You’ve already seen one of these (`map`) in the toy example. Here are three small functions that show up constantly in data science work:

- `sort_values`: sort a DataFrame by a column (we’ll rank people by predicted risk).
- `between`: create a boolean for whether a value falls in a range (we’ll define an age group).
- `map`: recode values (we’ll convert `True/False` into `1/0`).


In [None]:
# sort_values: rank people by predicted risk (highest first)
ranked = lab4_data.sort_values('prediction', ascending=False)
ranked[['prediction', 'y']].head()

# Example: PPV among the top 100 highest-risk people
ppv_top_100 = ranked.head(100)['y'].mean()
ppv_top_100


The idea above is the same as the in-class “top 500” task — it’s just using a different K.


In [None]:
# between example
lab4_data['young_adult'] = lab4_data['age_at_arrest'].between(18, 25)
lab4_data['young_adult01'] = lab4_data['young_adult'].map({True: 1, False: 0})
lab4_data[['age_at_arrest', 'young_adult', 'young_adult01']].head()

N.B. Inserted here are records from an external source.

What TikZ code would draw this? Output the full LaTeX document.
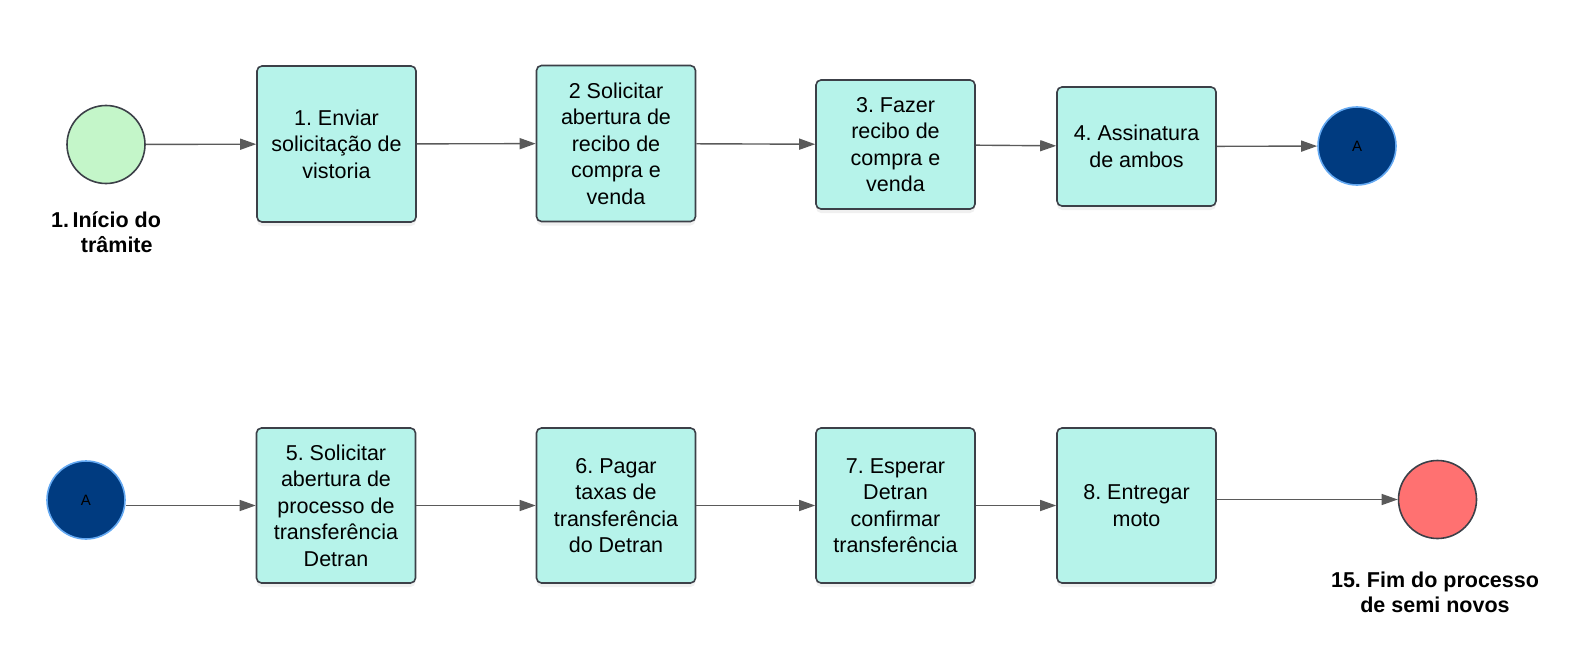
\documentclass[tikz,border=0pt]{standalone}
\usepackage{fontspec}
\setmainfont{Liberation Sans}
\usetikzlibrary{arrows.meta,shadows}
\definecolor{BoxFill}{HTML}{B6F3EA}
\definecolor{Edge}{HTML}{3C4048}
\definecolor{Wire}{HTML}{5A5A5A}
\definecolor{StartGreen}{HTML}{C4F6C9}
\definecolor{LinkBlue}{HTML}{003B80}
\definecolor{LinkRim}{HTML}{64A9F2}
\definecolor{EndRed}{HTML}{FF7171}
\frenchspacing

\begin{document}
\begin{tikzpicture}[x=1pt,y=-1pt,
    stepbox/.style={draw=Edge,line width=1.6pt,fill=BoxFill,rounded corners=5pt,
      minimum width=159pt,align=center,inner sep=0pt,
      font=\fontsize{21.5}{26.5}\selectfont,
      drop shadow={shadow xshift=0pt,shadow yshift=-4pt,opacity=0.12}},
    startev/.style={circle,draw=Edge,line width=1.6pt,fill=StartGreen,minimum size=78pt,inner sep=0pt},
    linkev/.style={circle,draw=LinkRim,line width=1.6pt,fill=LinkBlue,minimum size=78pt,inner sep=0pt,
      font=\fontsize{15}{18}\selectfont},
    endev/.style={circle,draw=Edge,line width=1.6pt,fill=EndRed,minimum size=78pt,inner sep=0pt},
    evlabel/.style={align=center,font=\fontsize{21.5}{25.5}\selectfont\bfseries},
    flow/.style={draw=Wire,line width=1.4pt,-{Triangle[length=16pt,width=11pt]}}]
    \useasboundingbox (0,0) rectangle (1582,666);

    \node[startev] (start) at (106,144.5) {};
    \node[evlabel,anchor=north] (startlbl) at (106,206)
      {1.\,\begin{tabular}[t]{@{}c@{}}Início do\\trâmite\end{tabular}};
    \node[stepbox,minimum height=156pt] (b1) at (336.5,144)
      {1. Enviar\\solicitação de\\vistoria};
    \node[stepbox,minimum height=156pt] (b2) at (616,143.5)
      {2 Solicitar\\abertura de\\recibo de\\compra e\\venda};
    \node[stepbox,minimum height=129pt] (b3) at (895.5,144.5)
      {3. Fazer\\recibo de\\compra e\\venda};
    \node[stepbox,minimum height=119pt] (b4) at (1136.5,146.5)
      {4. Assinatura\\de ambos};
    \node[linkev] (A1) at (1357,146) {A};

    \node[linkev] (A2) at (86,500) {A};
    \node[stepbox,minimum height=155pt] (b5) at (336,505.5)
      {5. Solicitar\\abertura de\\processo de\\transferência\\Detran};
    \node[stepbox,minimum height=155pt] (b6) at (616,505.5)
      {6. Pagar\\taxas de\\transferência\\do Detran};
    \node[stepbox,minimum height=155pt] (b7) at (895.5,505.5)
      {7. Esperar\\Detran\\confirmar\\transferência};
    \node[stepbox,minimum height=155pt] (b8) at (1136.5,505.5)
      {8. Entregar\\moto};
    \node[endev] (end) at (1437.5,499.5) {};
    \node[evlabel] (endlbl) at (1435,592.5) {15. Fim do processo\\de semi novos};

    \draw[flow] (start) -- (b1);
    \draw[flow] (b1) -- (b2);
    \draw[flow] (b2) -- (b3);
    \draw[flow] (b3) -- (b4);
    \draw[flow] (b4) -- (A1);
    \draw[flow] (A2.east |- b5) -- (b5);
    \draw[flow] (b5) -- (b6);
    \draw[flow] (b6) -- (b7);
    \draw[flow] (b7) -- (b8);
    \draw[flow] (b8.east |- end) -- (end);
  \end{tikzpicture}
\end{document}
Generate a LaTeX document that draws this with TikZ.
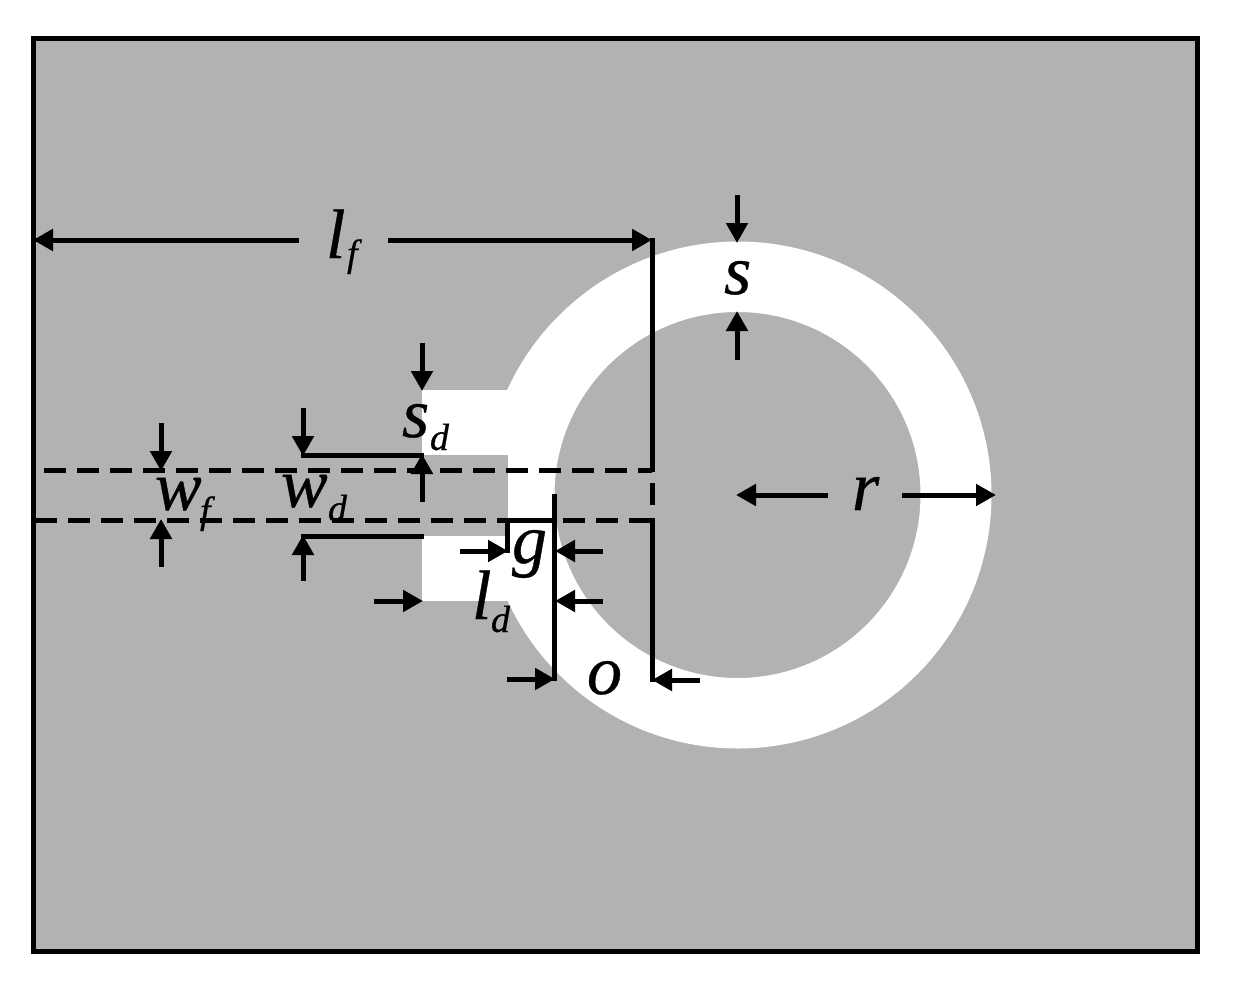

`between(18, 25)` is often nicer than writing two conditions with `&`.

It returns `True/False`. In this course we often map that to `1/0` so we can treat it like an indicator variable.


In [None]:
# map example
pd.Series([True, False, True]).map({True: 1, False: 0})


`map` is a general recoding tool. We’ll use it mostly to turn booleans into `1/0`, but you can also map categories (like `'M'` → `'Male'`).


# Lab Tasks (in class)

You should come to class having completed the pre-lab above.
In class, we’ll work through these tasks together.

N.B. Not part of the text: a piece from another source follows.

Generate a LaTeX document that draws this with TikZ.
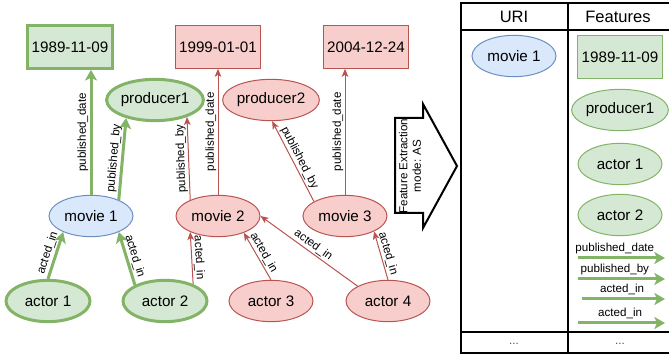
\documentclass[tikz,border=0pt]{standalone}
\usepackage{fontspec}
\setmainfont{Liberation Sans}
\usetikzlibrary{shapes.geometric,arrows.meta}

\definecolor{gfill}{HTML}{D5E8D4}
\definecolor{gline}{HTML}{82B366}
\definecolor{rfill}{HTML}{F8CECC}
\definecolor{rline}{HTML}{B85450}
\definecolor{bfill}{HTML}{DAE8FC}
\definecolor{bline}{HTML}{6C8EBF}

\tikzset{
  ent/.style={ellipse, draw, minimum width=63pt, minimum height=31pt, inner sep=0pt,
    font=\fontsize{11.4}{13}\selectfont},
  lit/.style={rectangle, draw, minimum width=64pt, minimum height=32pt, inner sep=0pt,
    font=\fontsize{11.4}{13}\selectfont},
  gnode/.style={fill=gfill, draw=gline, line width=0.75pt},
  rnode/.style={fill=rfill, draw=rline, line width=0.75pt},
  bnode/.style={fill=bfill, draw=bline, line width=0.75pt},
  hot/.style={line width=2.25pt},
  gedge/.style={draw=gline, line width=2.25pt, -{Stealth[length=8pt,width=9pt,inset=2pt]}},
  redge/.style={draw=rline, line width=0.75pt, -{Stealth[length=6pt,width=5pt,inset=1.5pt]}},
  lbl/.style={font=\fontsize{8.7}{10}\selectfont, inner sep=1pt, midway, sloped, above},
  small/.style={font=\fontsize{8.7}{10}\selectfont, inner sep=1pt},
}

\begin{document}
\begin{tikzpicture}[x=0.75pt,y=-0.75pt]
  \useasboundingbox (0,0) rectangle (669,356);

  % knowledge graph
  \draw
    (70,47) node[lit,gnode,hot] (d1) {1989-11-09}
    (218,47) node[lit,rnode] (d2) {1999-01-01}
    (366,47) node[lit,rnode] (d3) {2004-12-24}
    (155,100) node[ent,gnode,hot] (p1) {producer1}
    (271,100) node[ent,rnode] (p2) {producer2}
    (91,216) node[ent,bnode] (m1) {movie 1}
    (218,216) node[ent,rnode] (m2) {movie 2}
    (345,216) node[ent,rnode] (m3) {movie 3}
    (48,301) node[ent,gnode,hot] (a1) {actor 1}
    (165,301) node[ent,gnode,hot] (a2) {actor 2}
    (271,301) node[ent,rnode] (a3) {actor 3}
    (388,301) node[ent,rnode] (a4) {actor 4};

  \begin{scope}[gedge]
    \draw (m1.north) -- (m1.north |- d1.south) node[lbl] {published\_date};
    \draw (m1.30) -- (p1.212) node[lbl] {published\_by};
    \draw (a1.north) -- (m1.-150) node[lbl] {acted\_in};
    \draw (a2.152) -- (m1.-30) node[lbl] {acted\_in};
  \end{scope}

  \begin{scope}[redge]
    \draw (m2.150) -- (p1.-28) node[lbl, allow upside down] {published\_by};
    \draw (m2) -- (d2) node[lbl] {published\_date};
    \draw (m3.155) -- (p2.-87) node[lbl] {published\_by};
    \draw (m3.north) -- (m3.north |- d3.south) node[lbl] {published\_date};
    \draw (a2.31) -- (m2.-150) node[lbl] {acted\_in};
    \draw (a3.north) -- (m2.-33) node[lbl] {acted\_in};
    \draw (a4.154) -- (m2.east) node[lbl] {acted\_in};
    \draw (a4.north) -- (m3.-28) node[lbl] {acted\_in};
  \end{scope}

  % extraction arrow
  \draw[line width=1.5pt, line join=miter]
    (395,118) -- (423,118) -- (423,104) -- (457,166) -- (423,228) -- (423,213) -- (395,213) -- cycle;
  \node[small, rotate=90, align=center] (fx) at (410,166) {Feature Extraction\\mode: AS};

  % result table
  \draw[line width=1.2pt] (461,3) rectangle (670,353);
  \draw[line width=1.2pt] (461,30) -- (670,30) (461,332) -- (670,332) (568,3) -- (568,353);
  \node[font=\fontsize{12.4}{14}\selectfont] (uri) at (514,17) {URI};
  \node[font=\fontsize{12.4}{14}\selectfont] (feat) at (618,17) {Features};

  \draw
    (514,56) node[ent,bnode] (t0) {movie 1}
    (620,57) node[lit,gnode] (t1) {1989-11-09}
    (620,110) node[ent,gnode] (t2) {producer1}
    (620,164) node[ent,gnode] (t3) {actor 1}
    (620,215) node[ent,gnode] (t4) {actor 2};

  \coordinate (f1a) at (578,258); \coordinate (f1b) at (665,258);
  \coordinate (f2a) at (578,279); \coordinate (f2b) at (665,279);
  \coordinate (f3a) at (582,299); \coordinate (f3b) at (665,299);
  \coordinate (f4a) at (578,323); \coordinate (f4b) at (665,323);
  \begin{scope}[gedge]
    \draw (f1a) -- (f1b) node[small, midway, above=1pt, xshift=-5pt] {published\_date};
    \draw (f2a) -- (f2b) node[small, midway, above=1pt, xshift=-5pt] {published\_by};
    \draw (f3a) -- (f3b) node[small, midway, above=1pt, xshift=-1pt] {acted\_in};
    \draw (f4a) -- (f4b) node[small, midway, above=1pt, xshift=-1pt] {acted\_in};
  \end{scope}

  \node[small, text=black!70] (more1) at (514,344) {...};
  \node[small, text=black!70] (more2) at (620,344) {...};
\end{tikzpicture}
\end{document}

## A) Changing the threshold changes the metrics

1) Compute the base rate `base_rate = P ( y = 1 )`.

Then create `yhat_new` that is 1 if `prediction >= base_rate` and 0 otherwise.


2) Compute TPR and PPV for `yhat_new`, and compare them to the threshold-0.5 values you computed in the pre-lab.

In 1–2 sentences: why might TPR go up while PPV goes down?


## B) Rank-based thresholding (top K)

3) Sort `lab4_data` by `prediction` from highest to lowest.

Compute the PPV among the **top 500** rows (treat “top 500” as being predicted positive).


## C) Naive Bayes classification

We’ll classify based on two features:
- `young_adult` (18–25 inclusive)
- `vio_conv_gt1` meaning `n_vio_convictions__last_4_years > 1`

4) Create `vio_conv_gt1` and convert it to 0/1 if helpful.


5) Compute the pieces you need for the `y = 1` score and compute:

`score_1 = P ( y = 1 ) * P ( young_adult = 1 \mid y = 1 ) * P ( vio_conv_gt1 = 1 \mid y = 1 )`.


6) Compute `score_0` similarly, then classify as `y = 1` if `score_1 > score_0` and `y = 0` otherwise.

In 1 sentence: what does Naive Bayes assume when it multiplies those conditional probabilities?